An underground prison containing hundreds of bodies has been discovered in Afghanistan.
At least 15 underground rooms full of human remains were uncovered
The prison, a former military barracks on the outskirts of the capital, Kabul, dates from the Soviet occupation of the 1980s, officials say.
A senior police officer in Kabul says that many of the bodies were found blindfolded with arms tied.
The find was revealed by a 70-year-old Afghan who worked for the Russians and only recently returned to the country.
There has been no immediate response from Russia to the news of the find.
"This is a big mass grave from the Russian days," police chief Gen Ali Shah Paktiwal told the BBC, adding that there were hundreds of dead bodies inside.
He said the base, on the northern outskirts of Kabul, belonged to the communist defence ministry.

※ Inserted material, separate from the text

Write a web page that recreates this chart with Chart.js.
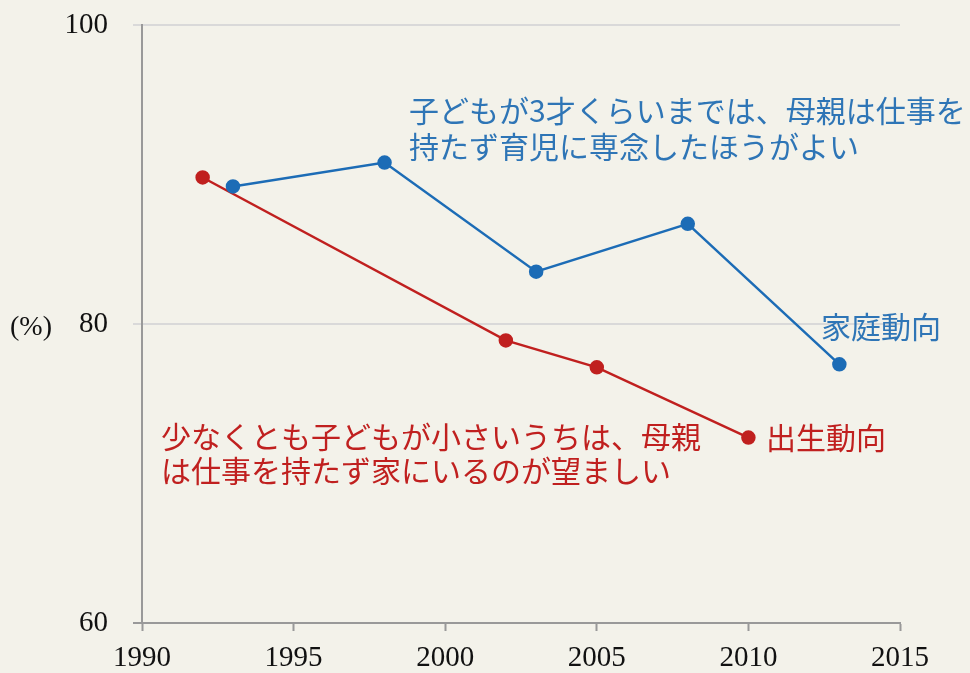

"There are at least 15 rooms full of dead bodies," he said, adding that as the base was large there could be further rooms yet to be discovered underground.
Many of the victims' remains were found with rope or cloth around their eyes and hands, suggesting they had been blindfolded and bound.
The old man who led police to the site of the grave is reported to have told police that he had seen people killed by firing squad at the barracks.
The underground prison is the second Soviet-era mass grave to be found near the capital.
In 2006, a grave was discovered by Nato-led forces near the capital's notorious Pul-e-Charkhi prison.